- What you need to do: Tally the lines below that contain "this". The number is the whole answer.

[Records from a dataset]
START

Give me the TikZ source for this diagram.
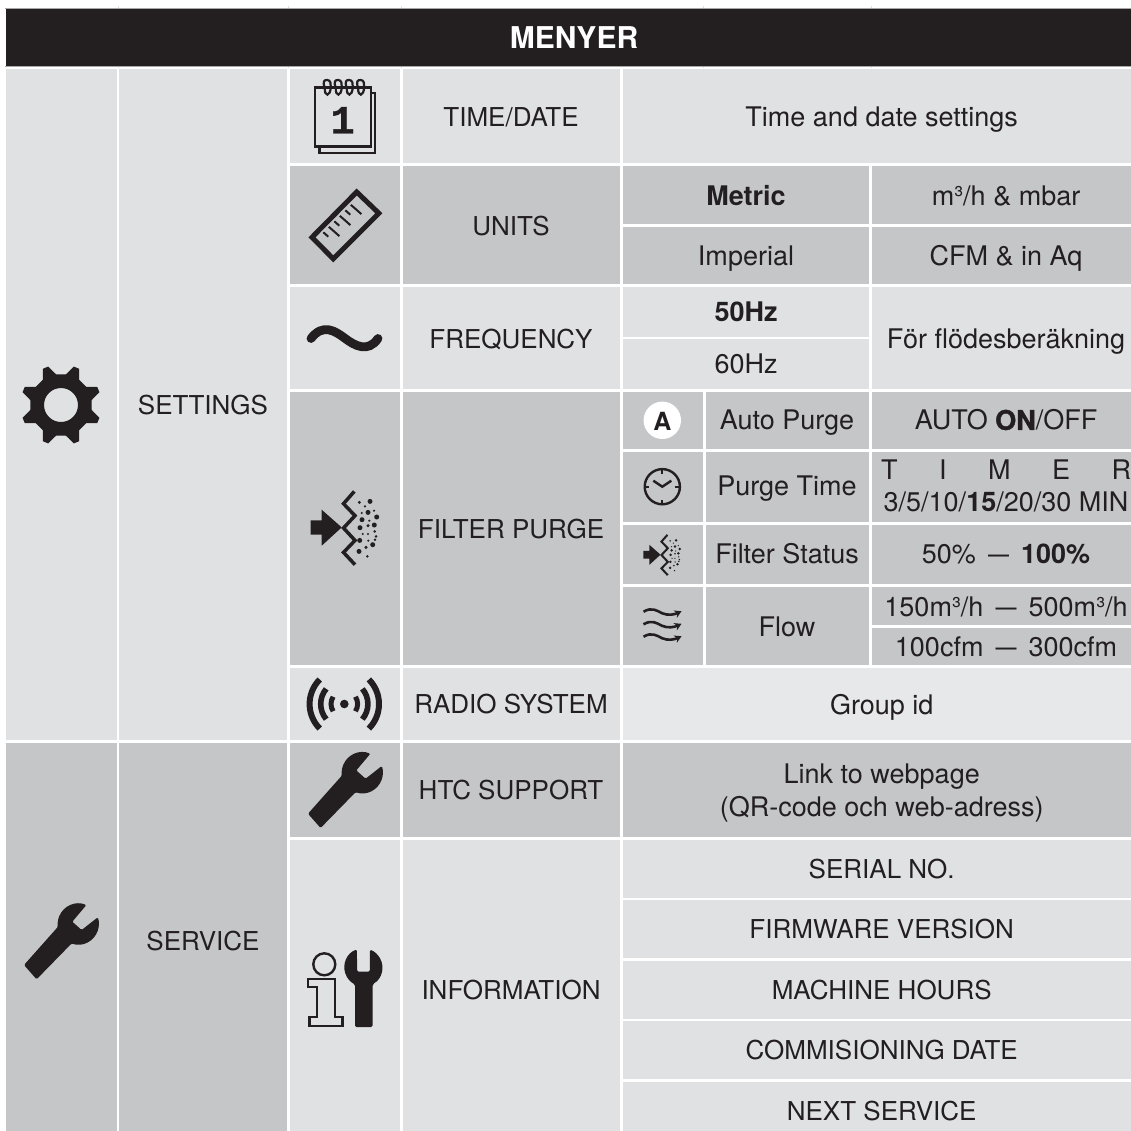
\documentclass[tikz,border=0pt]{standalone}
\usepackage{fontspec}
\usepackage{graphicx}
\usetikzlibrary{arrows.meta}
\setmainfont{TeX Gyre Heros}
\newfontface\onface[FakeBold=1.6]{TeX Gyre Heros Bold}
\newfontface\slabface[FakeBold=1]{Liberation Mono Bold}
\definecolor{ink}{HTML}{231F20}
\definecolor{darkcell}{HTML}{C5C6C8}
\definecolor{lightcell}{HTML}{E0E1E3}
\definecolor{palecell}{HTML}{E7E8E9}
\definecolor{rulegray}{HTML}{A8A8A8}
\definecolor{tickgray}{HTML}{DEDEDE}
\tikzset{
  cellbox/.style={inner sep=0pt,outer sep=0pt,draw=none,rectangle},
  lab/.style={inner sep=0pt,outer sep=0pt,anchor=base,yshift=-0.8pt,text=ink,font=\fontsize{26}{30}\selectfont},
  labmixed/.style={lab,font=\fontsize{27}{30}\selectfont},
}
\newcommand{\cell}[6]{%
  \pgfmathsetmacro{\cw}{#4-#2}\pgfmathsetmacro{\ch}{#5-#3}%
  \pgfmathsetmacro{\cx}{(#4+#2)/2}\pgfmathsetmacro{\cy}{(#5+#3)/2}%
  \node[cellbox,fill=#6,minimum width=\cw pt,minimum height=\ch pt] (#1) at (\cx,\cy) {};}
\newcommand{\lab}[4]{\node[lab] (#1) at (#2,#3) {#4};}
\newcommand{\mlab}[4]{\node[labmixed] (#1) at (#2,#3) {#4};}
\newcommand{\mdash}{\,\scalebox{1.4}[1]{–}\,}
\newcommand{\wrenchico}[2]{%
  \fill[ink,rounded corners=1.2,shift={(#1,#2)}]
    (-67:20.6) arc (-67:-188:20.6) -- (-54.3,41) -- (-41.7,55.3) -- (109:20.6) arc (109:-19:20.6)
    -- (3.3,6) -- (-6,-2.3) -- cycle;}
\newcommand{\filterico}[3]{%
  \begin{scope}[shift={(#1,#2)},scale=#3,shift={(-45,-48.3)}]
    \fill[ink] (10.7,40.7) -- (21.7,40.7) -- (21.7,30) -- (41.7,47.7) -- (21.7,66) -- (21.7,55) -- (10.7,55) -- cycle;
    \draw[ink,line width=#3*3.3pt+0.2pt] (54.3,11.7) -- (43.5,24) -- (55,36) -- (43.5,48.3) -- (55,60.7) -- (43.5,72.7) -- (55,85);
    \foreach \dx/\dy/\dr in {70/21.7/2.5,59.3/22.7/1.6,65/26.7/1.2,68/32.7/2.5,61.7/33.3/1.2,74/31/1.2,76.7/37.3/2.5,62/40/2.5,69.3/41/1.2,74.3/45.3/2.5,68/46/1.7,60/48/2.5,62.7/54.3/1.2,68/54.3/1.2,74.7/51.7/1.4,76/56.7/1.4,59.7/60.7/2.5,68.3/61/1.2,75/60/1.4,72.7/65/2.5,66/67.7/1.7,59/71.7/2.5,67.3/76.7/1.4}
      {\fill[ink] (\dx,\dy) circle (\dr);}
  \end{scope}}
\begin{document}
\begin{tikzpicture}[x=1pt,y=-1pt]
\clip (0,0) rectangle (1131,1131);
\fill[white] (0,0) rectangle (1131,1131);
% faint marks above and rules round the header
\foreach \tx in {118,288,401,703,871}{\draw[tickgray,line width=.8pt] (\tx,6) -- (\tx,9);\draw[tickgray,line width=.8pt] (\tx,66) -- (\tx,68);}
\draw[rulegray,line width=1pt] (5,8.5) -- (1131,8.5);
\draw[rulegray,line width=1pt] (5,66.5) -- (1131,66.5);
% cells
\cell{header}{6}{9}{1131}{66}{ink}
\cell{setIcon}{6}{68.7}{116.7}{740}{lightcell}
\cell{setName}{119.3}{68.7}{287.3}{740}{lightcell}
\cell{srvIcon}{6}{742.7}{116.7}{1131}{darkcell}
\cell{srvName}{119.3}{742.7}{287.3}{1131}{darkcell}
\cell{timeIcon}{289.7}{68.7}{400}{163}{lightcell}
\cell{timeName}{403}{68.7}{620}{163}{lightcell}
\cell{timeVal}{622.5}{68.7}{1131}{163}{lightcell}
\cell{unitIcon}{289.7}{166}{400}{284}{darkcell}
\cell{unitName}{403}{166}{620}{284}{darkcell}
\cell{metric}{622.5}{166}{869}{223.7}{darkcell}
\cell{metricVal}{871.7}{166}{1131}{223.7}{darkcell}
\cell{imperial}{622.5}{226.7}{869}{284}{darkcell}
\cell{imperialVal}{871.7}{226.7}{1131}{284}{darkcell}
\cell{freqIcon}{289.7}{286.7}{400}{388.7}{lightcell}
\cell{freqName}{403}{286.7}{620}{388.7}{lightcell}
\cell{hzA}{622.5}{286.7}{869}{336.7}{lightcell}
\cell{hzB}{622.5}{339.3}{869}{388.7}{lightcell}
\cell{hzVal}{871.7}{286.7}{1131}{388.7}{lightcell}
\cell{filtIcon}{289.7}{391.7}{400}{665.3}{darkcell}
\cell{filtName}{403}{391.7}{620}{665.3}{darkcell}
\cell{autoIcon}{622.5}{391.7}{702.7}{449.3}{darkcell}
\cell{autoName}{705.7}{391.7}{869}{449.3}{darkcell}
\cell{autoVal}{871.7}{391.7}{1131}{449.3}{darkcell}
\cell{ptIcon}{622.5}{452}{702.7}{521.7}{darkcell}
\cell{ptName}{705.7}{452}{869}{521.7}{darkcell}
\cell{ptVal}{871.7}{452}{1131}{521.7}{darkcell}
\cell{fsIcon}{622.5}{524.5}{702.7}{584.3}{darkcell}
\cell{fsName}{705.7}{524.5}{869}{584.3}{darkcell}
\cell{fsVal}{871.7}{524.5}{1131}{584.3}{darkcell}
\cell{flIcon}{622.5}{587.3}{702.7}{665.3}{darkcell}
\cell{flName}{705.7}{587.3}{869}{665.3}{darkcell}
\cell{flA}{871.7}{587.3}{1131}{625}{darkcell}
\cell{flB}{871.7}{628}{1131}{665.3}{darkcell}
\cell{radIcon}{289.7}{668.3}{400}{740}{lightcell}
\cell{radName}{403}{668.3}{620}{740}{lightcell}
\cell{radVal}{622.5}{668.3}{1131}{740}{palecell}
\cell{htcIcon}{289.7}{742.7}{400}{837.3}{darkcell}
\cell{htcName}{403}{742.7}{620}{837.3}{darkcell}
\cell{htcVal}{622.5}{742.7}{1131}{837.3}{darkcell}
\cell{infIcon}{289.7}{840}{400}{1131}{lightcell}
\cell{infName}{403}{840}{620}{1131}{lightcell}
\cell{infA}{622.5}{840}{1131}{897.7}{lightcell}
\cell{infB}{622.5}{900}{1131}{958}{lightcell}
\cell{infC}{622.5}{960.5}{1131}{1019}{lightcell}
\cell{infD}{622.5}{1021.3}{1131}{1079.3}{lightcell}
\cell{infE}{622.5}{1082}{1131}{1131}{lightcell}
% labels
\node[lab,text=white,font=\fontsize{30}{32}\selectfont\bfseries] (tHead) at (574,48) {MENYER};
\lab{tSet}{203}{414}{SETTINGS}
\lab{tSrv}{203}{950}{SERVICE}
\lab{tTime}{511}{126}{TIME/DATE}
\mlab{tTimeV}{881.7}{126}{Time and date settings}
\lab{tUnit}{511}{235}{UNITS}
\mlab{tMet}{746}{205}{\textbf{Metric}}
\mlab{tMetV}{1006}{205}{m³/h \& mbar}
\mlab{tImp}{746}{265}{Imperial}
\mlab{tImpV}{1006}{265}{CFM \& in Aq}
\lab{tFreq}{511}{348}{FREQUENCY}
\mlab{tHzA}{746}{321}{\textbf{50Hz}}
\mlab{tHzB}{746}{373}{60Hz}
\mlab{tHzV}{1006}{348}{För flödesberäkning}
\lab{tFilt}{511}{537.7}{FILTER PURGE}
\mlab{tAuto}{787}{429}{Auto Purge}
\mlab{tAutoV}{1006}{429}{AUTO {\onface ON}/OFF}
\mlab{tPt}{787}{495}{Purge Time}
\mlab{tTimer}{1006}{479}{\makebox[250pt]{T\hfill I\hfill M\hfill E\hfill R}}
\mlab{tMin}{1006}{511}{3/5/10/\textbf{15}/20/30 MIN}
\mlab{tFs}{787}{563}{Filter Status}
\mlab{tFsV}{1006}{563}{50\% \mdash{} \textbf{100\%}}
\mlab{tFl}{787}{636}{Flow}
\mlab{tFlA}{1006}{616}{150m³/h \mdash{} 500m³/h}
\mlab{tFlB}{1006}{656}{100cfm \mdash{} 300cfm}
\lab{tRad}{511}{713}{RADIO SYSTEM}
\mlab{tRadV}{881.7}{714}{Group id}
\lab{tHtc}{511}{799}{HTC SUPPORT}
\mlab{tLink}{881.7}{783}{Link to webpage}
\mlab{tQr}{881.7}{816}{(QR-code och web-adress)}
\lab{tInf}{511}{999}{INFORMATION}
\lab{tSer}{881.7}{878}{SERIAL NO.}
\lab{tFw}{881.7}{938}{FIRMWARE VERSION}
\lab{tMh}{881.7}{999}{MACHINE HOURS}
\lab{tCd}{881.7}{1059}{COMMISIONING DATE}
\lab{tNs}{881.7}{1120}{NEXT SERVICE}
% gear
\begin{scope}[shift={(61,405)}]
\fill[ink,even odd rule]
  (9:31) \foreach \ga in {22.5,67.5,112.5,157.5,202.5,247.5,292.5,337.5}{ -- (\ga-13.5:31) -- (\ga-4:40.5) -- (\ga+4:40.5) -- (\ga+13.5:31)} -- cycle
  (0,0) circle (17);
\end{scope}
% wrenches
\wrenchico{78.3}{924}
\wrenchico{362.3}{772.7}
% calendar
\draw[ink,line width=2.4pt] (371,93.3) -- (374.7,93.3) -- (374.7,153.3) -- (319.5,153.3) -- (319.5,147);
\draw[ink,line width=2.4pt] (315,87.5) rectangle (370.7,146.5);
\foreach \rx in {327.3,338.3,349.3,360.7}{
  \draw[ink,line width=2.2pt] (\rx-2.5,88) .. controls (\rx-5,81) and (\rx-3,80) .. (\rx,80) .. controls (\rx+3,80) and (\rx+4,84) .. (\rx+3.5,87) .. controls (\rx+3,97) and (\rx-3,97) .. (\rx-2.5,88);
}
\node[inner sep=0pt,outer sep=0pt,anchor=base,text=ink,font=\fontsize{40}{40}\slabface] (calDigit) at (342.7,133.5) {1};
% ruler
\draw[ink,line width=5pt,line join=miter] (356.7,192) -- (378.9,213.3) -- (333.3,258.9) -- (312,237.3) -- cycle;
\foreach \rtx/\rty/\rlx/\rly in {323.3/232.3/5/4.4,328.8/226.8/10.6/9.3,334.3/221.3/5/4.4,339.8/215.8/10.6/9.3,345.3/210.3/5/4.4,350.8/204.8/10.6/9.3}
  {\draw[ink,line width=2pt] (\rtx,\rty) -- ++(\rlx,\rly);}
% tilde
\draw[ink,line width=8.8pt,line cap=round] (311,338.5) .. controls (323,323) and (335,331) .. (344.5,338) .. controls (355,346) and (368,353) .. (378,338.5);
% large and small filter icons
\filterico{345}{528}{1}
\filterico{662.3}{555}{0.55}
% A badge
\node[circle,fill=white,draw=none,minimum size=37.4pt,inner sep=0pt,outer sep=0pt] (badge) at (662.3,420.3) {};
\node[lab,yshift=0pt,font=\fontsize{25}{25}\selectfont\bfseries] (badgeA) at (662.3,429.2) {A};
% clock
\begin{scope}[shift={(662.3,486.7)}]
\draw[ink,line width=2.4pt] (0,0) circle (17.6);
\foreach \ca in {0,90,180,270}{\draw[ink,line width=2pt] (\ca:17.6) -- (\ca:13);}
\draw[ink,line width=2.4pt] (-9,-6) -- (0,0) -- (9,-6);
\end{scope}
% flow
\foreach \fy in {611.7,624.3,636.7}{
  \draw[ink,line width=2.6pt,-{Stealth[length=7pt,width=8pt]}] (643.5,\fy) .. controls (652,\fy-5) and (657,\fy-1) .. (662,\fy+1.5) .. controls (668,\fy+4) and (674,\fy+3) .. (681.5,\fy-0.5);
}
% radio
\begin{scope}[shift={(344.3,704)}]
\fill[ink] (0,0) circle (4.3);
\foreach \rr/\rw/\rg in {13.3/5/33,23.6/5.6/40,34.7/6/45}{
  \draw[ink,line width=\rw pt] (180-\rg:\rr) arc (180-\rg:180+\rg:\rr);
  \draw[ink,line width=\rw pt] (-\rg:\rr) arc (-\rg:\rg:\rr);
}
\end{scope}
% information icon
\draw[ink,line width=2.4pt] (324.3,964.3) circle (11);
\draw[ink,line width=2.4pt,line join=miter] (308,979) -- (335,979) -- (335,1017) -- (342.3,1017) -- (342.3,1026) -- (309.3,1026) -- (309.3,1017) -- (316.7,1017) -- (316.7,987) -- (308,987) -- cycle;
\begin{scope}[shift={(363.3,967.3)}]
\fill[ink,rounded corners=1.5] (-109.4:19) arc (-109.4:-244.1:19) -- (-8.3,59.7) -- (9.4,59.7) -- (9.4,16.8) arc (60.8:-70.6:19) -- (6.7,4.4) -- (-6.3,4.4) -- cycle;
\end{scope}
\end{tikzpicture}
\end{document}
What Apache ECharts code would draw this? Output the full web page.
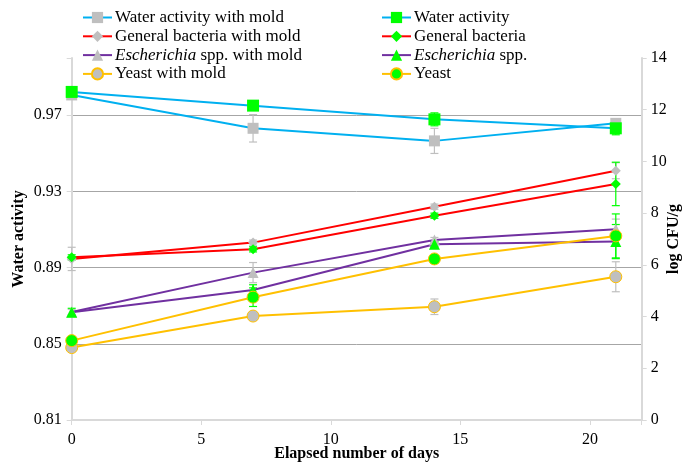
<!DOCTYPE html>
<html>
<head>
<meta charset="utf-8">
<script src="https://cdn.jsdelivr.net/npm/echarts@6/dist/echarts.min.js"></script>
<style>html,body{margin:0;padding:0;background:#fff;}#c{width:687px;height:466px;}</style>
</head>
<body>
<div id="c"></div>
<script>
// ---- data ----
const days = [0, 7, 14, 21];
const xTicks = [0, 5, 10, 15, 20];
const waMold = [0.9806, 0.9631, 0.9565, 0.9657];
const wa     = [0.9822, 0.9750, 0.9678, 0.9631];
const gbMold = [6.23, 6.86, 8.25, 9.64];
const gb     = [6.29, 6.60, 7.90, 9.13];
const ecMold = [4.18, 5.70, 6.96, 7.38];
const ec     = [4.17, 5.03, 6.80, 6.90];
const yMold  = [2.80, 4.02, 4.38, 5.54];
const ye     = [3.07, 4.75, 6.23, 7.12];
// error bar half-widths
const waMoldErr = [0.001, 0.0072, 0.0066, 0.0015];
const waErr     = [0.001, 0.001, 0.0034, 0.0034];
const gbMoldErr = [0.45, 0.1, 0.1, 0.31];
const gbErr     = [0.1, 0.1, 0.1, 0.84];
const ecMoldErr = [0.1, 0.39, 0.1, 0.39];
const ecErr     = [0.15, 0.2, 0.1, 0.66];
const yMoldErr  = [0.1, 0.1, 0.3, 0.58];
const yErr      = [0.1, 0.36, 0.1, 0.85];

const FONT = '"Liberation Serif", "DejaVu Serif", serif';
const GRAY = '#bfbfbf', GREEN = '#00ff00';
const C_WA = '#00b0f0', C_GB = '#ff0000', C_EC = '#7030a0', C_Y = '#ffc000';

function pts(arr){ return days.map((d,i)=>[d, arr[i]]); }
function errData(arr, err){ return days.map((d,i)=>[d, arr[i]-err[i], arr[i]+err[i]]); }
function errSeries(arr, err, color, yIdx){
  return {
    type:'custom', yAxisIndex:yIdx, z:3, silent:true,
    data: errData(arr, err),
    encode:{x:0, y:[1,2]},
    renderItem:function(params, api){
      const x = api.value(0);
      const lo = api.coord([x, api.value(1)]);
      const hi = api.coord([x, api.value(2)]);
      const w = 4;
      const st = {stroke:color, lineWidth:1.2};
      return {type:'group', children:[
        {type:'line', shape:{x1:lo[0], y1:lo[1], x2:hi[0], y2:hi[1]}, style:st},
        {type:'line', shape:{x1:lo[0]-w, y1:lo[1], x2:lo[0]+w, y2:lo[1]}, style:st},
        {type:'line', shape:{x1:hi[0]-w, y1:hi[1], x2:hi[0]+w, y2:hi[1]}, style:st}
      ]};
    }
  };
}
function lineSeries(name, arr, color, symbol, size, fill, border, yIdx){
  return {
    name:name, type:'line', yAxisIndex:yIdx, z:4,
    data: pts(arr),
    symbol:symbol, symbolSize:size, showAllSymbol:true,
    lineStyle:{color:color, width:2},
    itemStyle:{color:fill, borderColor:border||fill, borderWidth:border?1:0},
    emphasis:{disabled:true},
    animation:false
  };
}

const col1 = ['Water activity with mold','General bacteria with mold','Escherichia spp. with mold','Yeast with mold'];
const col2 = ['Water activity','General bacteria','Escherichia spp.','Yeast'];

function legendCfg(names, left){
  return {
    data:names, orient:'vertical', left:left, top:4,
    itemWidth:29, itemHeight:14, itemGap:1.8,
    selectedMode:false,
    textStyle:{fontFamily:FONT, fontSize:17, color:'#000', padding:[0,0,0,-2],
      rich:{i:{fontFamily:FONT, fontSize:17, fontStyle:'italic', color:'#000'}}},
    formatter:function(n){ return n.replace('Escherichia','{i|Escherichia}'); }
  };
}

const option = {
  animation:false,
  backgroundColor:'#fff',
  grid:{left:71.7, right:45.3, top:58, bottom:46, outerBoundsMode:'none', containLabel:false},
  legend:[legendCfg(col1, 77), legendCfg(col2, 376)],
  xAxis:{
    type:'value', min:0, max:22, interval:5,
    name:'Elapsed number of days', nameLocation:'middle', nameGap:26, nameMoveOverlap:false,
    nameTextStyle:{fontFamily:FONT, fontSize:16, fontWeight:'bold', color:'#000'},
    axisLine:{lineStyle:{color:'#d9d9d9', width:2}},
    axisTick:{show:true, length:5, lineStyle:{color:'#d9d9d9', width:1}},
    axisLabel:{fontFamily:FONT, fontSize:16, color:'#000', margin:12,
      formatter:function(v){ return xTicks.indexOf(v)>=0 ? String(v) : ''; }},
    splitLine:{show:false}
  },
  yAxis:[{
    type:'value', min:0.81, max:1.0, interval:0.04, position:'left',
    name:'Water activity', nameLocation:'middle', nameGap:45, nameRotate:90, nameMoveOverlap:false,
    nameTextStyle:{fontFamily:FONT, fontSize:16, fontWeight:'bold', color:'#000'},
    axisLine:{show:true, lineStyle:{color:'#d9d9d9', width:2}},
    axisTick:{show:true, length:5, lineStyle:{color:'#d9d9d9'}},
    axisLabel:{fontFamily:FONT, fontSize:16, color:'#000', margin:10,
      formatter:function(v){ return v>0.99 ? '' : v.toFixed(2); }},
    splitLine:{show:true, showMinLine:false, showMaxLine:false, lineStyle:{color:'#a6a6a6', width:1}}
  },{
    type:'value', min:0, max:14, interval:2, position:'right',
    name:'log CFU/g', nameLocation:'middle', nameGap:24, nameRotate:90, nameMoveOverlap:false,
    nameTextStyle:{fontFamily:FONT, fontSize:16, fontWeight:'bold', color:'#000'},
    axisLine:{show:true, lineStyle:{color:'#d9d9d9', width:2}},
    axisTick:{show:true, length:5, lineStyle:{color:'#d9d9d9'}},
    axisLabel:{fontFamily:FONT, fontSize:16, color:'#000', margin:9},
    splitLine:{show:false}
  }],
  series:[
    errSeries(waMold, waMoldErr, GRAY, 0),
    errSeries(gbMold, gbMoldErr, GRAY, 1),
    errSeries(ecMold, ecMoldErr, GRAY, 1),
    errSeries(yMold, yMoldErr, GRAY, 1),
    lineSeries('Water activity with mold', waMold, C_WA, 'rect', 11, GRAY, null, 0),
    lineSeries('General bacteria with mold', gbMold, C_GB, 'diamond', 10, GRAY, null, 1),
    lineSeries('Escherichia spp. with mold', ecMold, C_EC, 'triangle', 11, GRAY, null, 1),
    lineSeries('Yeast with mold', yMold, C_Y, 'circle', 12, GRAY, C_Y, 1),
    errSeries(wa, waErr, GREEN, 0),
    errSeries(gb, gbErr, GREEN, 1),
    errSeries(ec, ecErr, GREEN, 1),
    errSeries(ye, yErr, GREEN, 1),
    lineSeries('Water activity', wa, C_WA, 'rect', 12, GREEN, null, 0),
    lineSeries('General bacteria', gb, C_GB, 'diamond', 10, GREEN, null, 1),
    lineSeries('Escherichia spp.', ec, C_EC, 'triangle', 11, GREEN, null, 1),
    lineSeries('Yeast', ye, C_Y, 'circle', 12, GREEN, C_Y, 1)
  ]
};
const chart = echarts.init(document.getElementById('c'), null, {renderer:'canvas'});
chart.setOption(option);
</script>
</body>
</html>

END

- Problem solution: 2